2) What were your goals when you started working in the energy sector? What are your goals today?

My first goal, when I started working in this area was to understand the details of my work and pick up the necessary knowledge. Over time, I gained experience and was able to help others. This became my second goal. I began to help people get the technical conditions to connect to the power grid while accompanying all the processes until the actual connection of electricity to the customer’s site.

Since the launch of a new model of the electricity market in Ukraine, I have also actively begun to delve into new processes and help clients with changes in the electricity supplier and the calculation of the electricity tariff.
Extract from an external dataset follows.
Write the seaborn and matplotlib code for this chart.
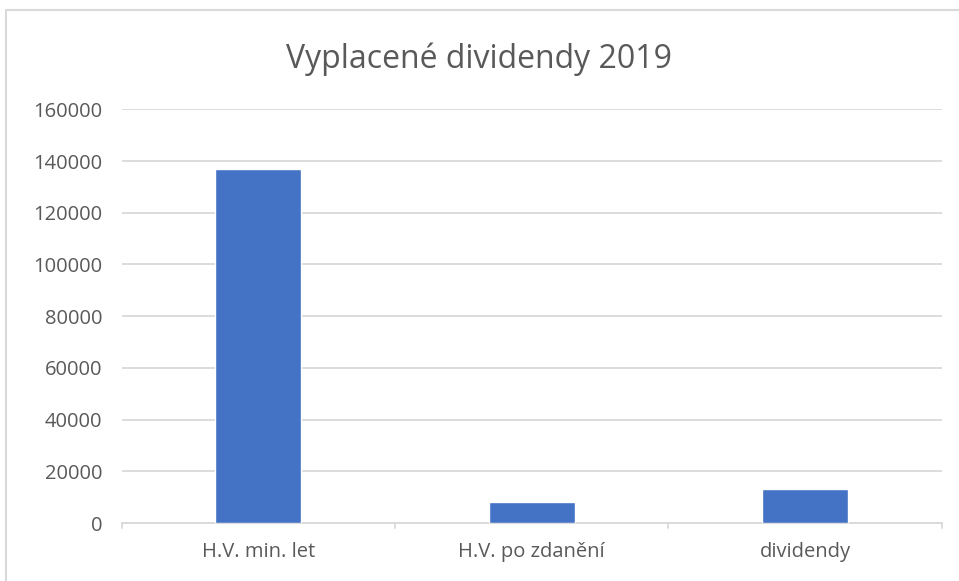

Now, I work as an analyst in a transmission system operator in Ukraine and I see issues that are even more global. My current goal is not only to help people and to do analysis on the indicators or processes but to also actively join in solving problems in Ukraine’s energy sector.

 

3) What are the opportunities for sustainable energy in your country?

Ukraine has a huge potential for almost all types of renewable energy sources. My country has the highest “green” tariff on the continent, which will attract investors. However, in order to further integrate renewable energy sources into the energy system of Ukraine, it is necessary to eliminate the problems with a shortage of manoeuvrable capacities.
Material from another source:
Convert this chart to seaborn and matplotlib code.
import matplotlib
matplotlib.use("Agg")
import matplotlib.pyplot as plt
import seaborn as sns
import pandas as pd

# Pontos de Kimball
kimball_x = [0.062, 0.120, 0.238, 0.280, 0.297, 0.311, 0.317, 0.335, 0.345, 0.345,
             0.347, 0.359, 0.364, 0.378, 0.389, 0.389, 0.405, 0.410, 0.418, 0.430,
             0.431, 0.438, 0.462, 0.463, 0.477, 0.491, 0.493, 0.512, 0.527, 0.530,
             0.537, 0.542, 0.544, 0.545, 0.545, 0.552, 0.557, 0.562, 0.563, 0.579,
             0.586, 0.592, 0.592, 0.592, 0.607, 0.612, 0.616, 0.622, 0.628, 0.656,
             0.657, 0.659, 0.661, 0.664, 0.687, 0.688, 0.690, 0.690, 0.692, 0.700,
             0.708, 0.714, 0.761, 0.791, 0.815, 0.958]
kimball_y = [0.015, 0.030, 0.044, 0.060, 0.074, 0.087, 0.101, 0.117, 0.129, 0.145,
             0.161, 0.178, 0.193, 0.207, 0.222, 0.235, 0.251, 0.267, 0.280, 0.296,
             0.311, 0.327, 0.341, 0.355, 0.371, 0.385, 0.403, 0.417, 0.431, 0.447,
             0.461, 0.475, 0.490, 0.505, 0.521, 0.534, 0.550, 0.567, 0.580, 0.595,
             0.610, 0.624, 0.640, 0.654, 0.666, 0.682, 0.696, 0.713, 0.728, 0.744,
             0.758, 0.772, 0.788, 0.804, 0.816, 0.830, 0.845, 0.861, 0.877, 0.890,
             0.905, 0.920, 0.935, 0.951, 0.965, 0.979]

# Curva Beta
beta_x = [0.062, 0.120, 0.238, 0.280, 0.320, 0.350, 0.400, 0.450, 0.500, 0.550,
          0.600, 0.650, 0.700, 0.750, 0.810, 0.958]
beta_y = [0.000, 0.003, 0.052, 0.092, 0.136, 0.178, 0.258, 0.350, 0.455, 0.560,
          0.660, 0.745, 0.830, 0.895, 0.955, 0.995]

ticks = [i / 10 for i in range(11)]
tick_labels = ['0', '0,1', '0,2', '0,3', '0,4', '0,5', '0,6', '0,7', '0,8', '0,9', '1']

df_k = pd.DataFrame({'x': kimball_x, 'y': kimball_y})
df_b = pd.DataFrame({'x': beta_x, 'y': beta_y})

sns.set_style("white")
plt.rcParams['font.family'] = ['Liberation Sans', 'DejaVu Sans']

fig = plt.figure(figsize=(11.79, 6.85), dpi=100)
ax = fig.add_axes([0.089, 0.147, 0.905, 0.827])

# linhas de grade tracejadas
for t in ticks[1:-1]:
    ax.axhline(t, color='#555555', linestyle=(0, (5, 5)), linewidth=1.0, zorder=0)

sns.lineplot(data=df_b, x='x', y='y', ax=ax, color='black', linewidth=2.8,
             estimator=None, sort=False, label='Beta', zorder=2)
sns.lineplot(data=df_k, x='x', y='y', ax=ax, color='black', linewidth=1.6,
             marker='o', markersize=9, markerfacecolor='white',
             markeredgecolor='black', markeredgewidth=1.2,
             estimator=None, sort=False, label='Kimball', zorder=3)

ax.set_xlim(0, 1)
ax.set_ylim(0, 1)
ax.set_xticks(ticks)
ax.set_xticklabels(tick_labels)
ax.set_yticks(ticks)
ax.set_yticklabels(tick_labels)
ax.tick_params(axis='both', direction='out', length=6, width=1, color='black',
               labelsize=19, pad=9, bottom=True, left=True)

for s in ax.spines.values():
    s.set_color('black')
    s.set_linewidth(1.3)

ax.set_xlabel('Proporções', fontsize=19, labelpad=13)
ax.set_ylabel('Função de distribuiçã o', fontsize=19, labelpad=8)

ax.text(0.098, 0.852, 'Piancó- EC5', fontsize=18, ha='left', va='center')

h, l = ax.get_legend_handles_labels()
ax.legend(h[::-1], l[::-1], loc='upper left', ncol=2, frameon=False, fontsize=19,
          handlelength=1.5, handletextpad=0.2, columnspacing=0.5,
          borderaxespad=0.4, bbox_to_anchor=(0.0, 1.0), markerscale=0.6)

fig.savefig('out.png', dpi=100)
The European Commission has identified Ukraine as a priority partner in the Green Hydrogen Initiative for a European Green Deal, but the obstacle to the development of hydrogen energy in Ukraine is the need to modernize the gas transport infrastructure.

It should be noted that Ukraine is an industrial and agricultural country, in which the potential for biomethane production is estimated at 7.8 billion m³/year. Therefore, I believe that the initial priority direction is the conversion of gas-powered flexibility generation to biomethane, as well as the combined production of heat and electricity from biomass.

 
 
4) What challenges have you faced in the sector? Can you tell us how you overcame (or are overcoming) this challenge(s)?

The main challenge for women working in the energy sector is outdated views of female roles. Until now, many people are surprised when a woman chooses a “male profession”. Sometimes it is very difficult to prove yourself when you are not even given a chance, when your work is not even looked at – because you did it, and when no one will rely on you.

However, despite all the difficulties, I continue to work on myself. Every day I read articles or specialized literature, improve my proficiency in specialized programs, ask for more difficult tasks at work, and take any initiative. I cannot change everything, but I can improve myself. And even if it is not now, in the future, I will be able to become a worthy specialist.

 
 
5) Where would you like to be in 5 years and how can this mentoring programme support you?

Life is sometimes unpredictable, but I hope that in 5 years I will be able to join the group of experts in the field of energy. I would like to actively help introduce European practices and solve current problems.

This is my ambitious goal and I believe that surrounded by women who have already realized themselves as highly qualified specialists, with the bits of advice from my mentor, I will be able to gain new experience and knowledge to work effectively in the future.

 

6) What advice would you give to women hoping to join the sustainable energy sector?

I would advise them to do what they like and not pay attention to all the prejudices. There are many interesting jobs for women in the energy sector. Ukraine is now actively developing in this direction and you can make your own small contribution to this.

For example, you can do research, analyze metrics, design solar power plants, make calculations, or become a trader in the electricity market. Feel free to choose the direction that interests you and follow your dream.